### Requirements
Retype the opening lines of the data exactly, stopping after the line that contains "edges = np.concatenate([samples". Skip every picture.

━━━━━━━━━━━━━━━━━━━━━━━━━━━━━━

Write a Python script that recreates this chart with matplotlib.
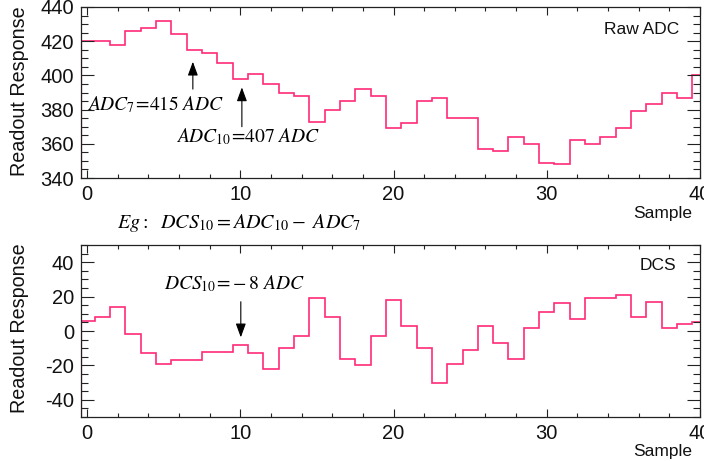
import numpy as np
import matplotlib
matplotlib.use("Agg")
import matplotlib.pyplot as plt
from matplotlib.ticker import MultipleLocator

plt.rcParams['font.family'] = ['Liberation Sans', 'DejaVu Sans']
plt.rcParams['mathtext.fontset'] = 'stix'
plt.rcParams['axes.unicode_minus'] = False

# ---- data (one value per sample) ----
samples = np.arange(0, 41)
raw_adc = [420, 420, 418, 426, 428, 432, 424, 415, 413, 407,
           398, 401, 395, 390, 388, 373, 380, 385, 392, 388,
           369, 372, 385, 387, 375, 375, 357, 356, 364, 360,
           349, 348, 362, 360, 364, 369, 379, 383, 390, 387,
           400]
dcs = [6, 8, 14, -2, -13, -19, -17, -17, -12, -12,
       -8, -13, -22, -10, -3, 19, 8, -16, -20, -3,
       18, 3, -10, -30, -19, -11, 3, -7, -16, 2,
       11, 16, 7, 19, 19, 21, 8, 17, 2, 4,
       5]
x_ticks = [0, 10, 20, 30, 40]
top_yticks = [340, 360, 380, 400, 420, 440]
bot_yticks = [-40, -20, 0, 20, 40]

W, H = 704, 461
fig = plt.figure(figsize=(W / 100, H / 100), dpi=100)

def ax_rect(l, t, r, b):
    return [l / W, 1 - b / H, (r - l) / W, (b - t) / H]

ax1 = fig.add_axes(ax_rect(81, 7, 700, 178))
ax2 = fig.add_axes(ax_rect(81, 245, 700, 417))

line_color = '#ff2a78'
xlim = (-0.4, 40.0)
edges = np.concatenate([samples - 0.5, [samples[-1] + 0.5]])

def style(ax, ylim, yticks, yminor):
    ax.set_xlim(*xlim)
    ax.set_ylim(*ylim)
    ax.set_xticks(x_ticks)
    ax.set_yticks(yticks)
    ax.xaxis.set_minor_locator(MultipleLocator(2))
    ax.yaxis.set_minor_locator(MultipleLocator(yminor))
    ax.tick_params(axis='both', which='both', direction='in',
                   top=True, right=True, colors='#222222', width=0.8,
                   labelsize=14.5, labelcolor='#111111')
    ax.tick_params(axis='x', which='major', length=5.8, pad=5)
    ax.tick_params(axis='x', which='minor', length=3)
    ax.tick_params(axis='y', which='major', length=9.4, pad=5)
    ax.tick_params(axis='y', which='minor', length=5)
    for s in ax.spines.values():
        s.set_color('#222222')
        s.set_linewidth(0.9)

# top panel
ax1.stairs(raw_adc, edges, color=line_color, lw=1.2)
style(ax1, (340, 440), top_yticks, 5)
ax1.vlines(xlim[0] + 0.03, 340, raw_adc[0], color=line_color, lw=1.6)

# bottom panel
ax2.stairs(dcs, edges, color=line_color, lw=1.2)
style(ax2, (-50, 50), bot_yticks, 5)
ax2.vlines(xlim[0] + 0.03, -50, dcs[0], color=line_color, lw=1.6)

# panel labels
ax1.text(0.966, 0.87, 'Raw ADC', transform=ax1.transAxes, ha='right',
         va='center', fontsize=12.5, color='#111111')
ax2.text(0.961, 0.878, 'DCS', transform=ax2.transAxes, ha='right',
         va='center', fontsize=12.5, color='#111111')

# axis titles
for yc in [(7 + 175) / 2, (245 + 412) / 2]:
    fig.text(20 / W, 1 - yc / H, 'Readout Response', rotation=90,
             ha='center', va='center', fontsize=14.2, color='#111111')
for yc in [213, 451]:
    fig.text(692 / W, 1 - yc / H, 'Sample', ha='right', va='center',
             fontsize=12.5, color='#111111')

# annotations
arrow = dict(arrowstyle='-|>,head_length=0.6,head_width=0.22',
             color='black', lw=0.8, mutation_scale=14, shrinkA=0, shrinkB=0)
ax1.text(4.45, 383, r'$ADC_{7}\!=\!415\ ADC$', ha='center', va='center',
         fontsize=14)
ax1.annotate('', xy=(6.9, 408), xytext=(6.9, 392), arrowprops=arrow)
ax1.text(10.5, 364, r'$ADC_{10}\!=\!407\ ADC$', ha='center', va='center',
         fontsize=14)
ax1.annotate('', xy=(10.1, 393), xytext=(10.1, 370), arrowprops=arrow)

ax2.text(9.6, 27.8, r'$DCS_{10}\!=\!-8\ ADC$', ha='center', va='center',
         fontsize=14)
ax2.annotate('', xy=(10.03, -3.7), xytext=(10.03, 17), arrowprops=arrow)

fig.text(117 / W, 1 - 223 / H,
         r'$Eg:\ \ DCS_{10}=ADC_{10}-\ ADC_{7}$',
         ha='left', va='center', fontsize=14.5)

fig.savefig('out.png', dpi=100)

━━━━━━━━━━━━━━━━━━━━━━━━━━━━━━

### Written response
Write a Python script that recreates this chart with matplotlib.
import numpy as np
import matplotlib
matplotlib.use("Agg")
import matplotlib.pyplot as plt
from matplotlib.ticker import MultipleLocator

plt.rcParams['font.family'] = ['Liberation Sans', 'DejaVu Sans']
plt.rcParams['mathtext.fontset'] = 'stix'
plt.rcParams['axes.unicode_minus'] = False

# ---- data (one value per sample) ----
samples = np.arange(0, 41)
raw_adc = [420, 420, 418, 426, 428, 432, 424, 415, 413, 407,
           398, 401, 395, 390, 388, 373, 380, 385, 392, 388,
           369, 372, 385, 387, 375, 375, 357, 356, 364, 360,
           349, 348, 362, 360, 364, 369, 379, 383, 390, 387,
           400]
dcs = [6, 8, 14, -2, -13, -19, -17, -17, -12, -12,
       -8, -13, -22, -10, -3, 19, 8, -16, -20, -3,
       18, 3, -10, -30, -19, -11, 3, -7, -16, 2,
       11, 16, 7, 19, 19, 21, 8, 17, 2, 4,
       5]
x_ticks = [0, 10, 20, 30, 40]
top_yticks = [340, 360, 380, 400, 420, 440]
bot_yticks = [-40, -20, 0, 20, 40]

W, H = 704, 461
fig = plt.figure(figsize=(W / 100, H / 100), dpi=100)

def ax_rect(l, t, r, b):
    return [l / W, 1 - b / H, (r - l) / W, (b - t) / H]

ax1 = fig.add_axes(ax_rect(81, 7, 700, 178))
ax2 = fig.add_axes(ax_rect(81, 245, 700, 417))

line_color = '#ff2a78'
xlim = (-0.4, 40.0)
edges = np.concatenate([samples - 0.5, [samples[-1] + 0.5]])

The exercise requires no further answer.